[Data segment]

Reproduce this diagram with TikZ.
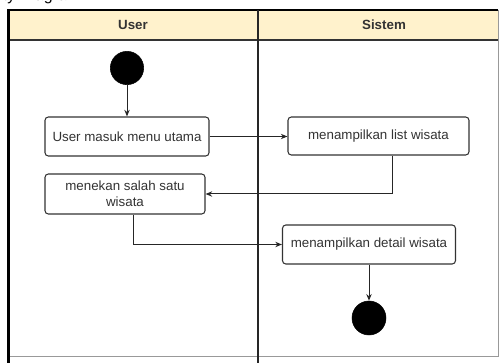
\documentclass[tikz,border=0pt]{standalone}
\usepackage{fontspec}
\setmainfont{Liberation Sans}
\usetikzlibrary{arrows.meta,calc}
\definecolor{headfill}{HTML}{FFF2CC}
\definecolor{ink}{HTML}{333333}
\begin{document}
\begin{tikzpicture}[x=0.75pt,y=-0.75pt,
  actbox/.style={draw=ink,line width=0.8pt,rounded corners=2.5pt,fill=white,
    text=ink,font=\fontsize{10}{12}\selectfont,align=center,inner sep=0pt},
  flow/.style={draw=black!85,line width=0.75pt,-{Stealth[length=5pt,width=4pt]}},
  dot/.style={circle,fill=black,draw=black,inner sep=0pt},
  lanetitle/.style={font=\bfseries\fontsize{10}{12}\selectfont,text=ink}]
\useasboundingbox (0,0) rectangle (500,363);
% title above the swimlanes, only its lower part lies on the page
\node[anchor=base east,font=\fontsize{12}{14}\selectfont] (title) at (85,1) {Activity Diagram};
% swimlane header band
\fill[headfill] (8.5,10) rectangle (498,40);
\draw[ink,line width=0.8pt] (8.5,40) -- (498,40);
\draw[black!40,line width=0.5pt] (498,10) -- (498,356) -- (8.5,356);
\draw[black,line width=1.8pt] (8.5,363) -- (8.5,10) -- (498,10);
\draw[black!85,line width=1pt] (258,10) -- (258,363);
\node[lanetitle] (laneuser) at (133,25) {User};
\node[lanetitle] (lanesys) at (384,25) {Sistem};
% activity nodes (sizes in pt: 0.75pt per unit)
\node[dot,minimum size=25pt] (start) at (127,68) {};
\node[actbox,minimum width=123pt,minimum height=29.25pt] (b1) at (127,136.5) {User masuk menu utama};
\node[actbox,minimum width=135.75pt,minimum height=28.5pt] (b2) at (378.5,136) {menampilkan list wisata};
\node[actbox,minimum width=120pt,minimum height=30pt] (b3) at (125,194) {menekan salah satu\\wisata};
\node[actbox,minimum width=129.75pt,minimum height=29.25pt] (b4) at (369,244.5) {menampilkan detail wisata};
\node[dot,minimum size=25.5pt] (end) at (369,318) {};
% transitions
\draw[flow] (start) -- (b1);
\draw[flow] (b1) -- (b1 -| b2.west);
\draw[flow] ($(b2.south)+(13.5,0)$) |- (b3.east);
\draw[flow] ($(b3.south)+(8,0)$) |- (b4.west);
\draw[flow] (b4) -- (end);
\end{tikzpicture}
\end{document}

[Work required]
Repeat the material above in full and exactly, apart from the pictures.

[Output for this exercise]
Reproduce this diagram with TikZ.
\documentclass[tikz,border=0pt]{standalone}
\usepackage{fontspec}
\setmainfont{Liberation Sans}
\usetikzlibrary{arrows.meta,calc}
\definecolor{headfill}{HTML}{FFF2CC}
\definecolor{ink}{HTML}{333333}
\begin{document}
\begin{tikzpicture}[x=0.75pt,y=-0.75pt,
  actbox/.style={draw=ink,line width=0.8pt,rounded corners=2.5pt,fill=white,
    text=ink,font=\fontsize{10}{12}\selectfont,align=center,inner sep=0pt},
  flow/.style={draw=black!85,line width=0.75pt,-{Stealth[length=5pt,width=4pt]}},
  dot/.style={circle,fill=black,draw=black,inner sep=0pt},
  lanetitle/.style={font=\bfseries\fontsize{10}{12}\selectfont,text=ink}]
\useasboundingbox (0,0) rectangle (500,363);
% title above the swimlanes, only its lower part lies on the page
\node[anchor=base east,font=\fontsize{12}{14}\selectfont] (title) at (85,1) {Activity Diagram};
% swimlane header band
\fill[headfill] (8.5,10) rectangle (498,40);
\draw[ink,line width=0.8pt] (8.5,40) -- (498,40);
\draw[black!40,line width=0.5pt] (498,10) -- (498,356) -- (8.5,356);
\draw[black,line width=1.8pt] (8.5,363) -- (8.5,10) -- (498,10);
\draw[black!85,line width=1pt] (258,10) -- (258,363);
\node[lanetitle] (laneuser) at (133,25) {User};
\node[lanetitle] (lanesys) at (384,25) {Sistem};
% activity nodes (sizes in pt: 0.75pt per unit)
\node[dot,minimum size=25pt] (start) at (127,68) {};
\node[actbox,minimum width=123pt,minimum height=29.25pt] (b1) at (127,136.5) {User masuk menu utama};
\node[actbox,minimum width=135.75pt,minimum height=28.5pt] (b2) at (378.5,136) {menampilkan list wisata};
\node[actbox,minimum width=120pt,minimum height=30pt] (b3) at (125,194) {menekan salah satu\\wisata};
\node[actbox,minimum width=129.75pt,minimum height=29.25pt] (b4) at (369,244.5) {menampilkan detail wisata};
\node[dot,minimum size=25.5pt] (end) at (369,318) {};
% transitions
\draw[flow] (start) -- (b1);
\draw[flow] (b1) -- (b1 -| b2.west);
\draw[flow] ($(b2.south)+(13.5,0)$) |- (b3.east);
\draw[flow] ($(b3.south)+(8,0)$) |- (b4.west);
\draw[flow] (b4) -- (end);
\end{tikzpicture}
\end{document}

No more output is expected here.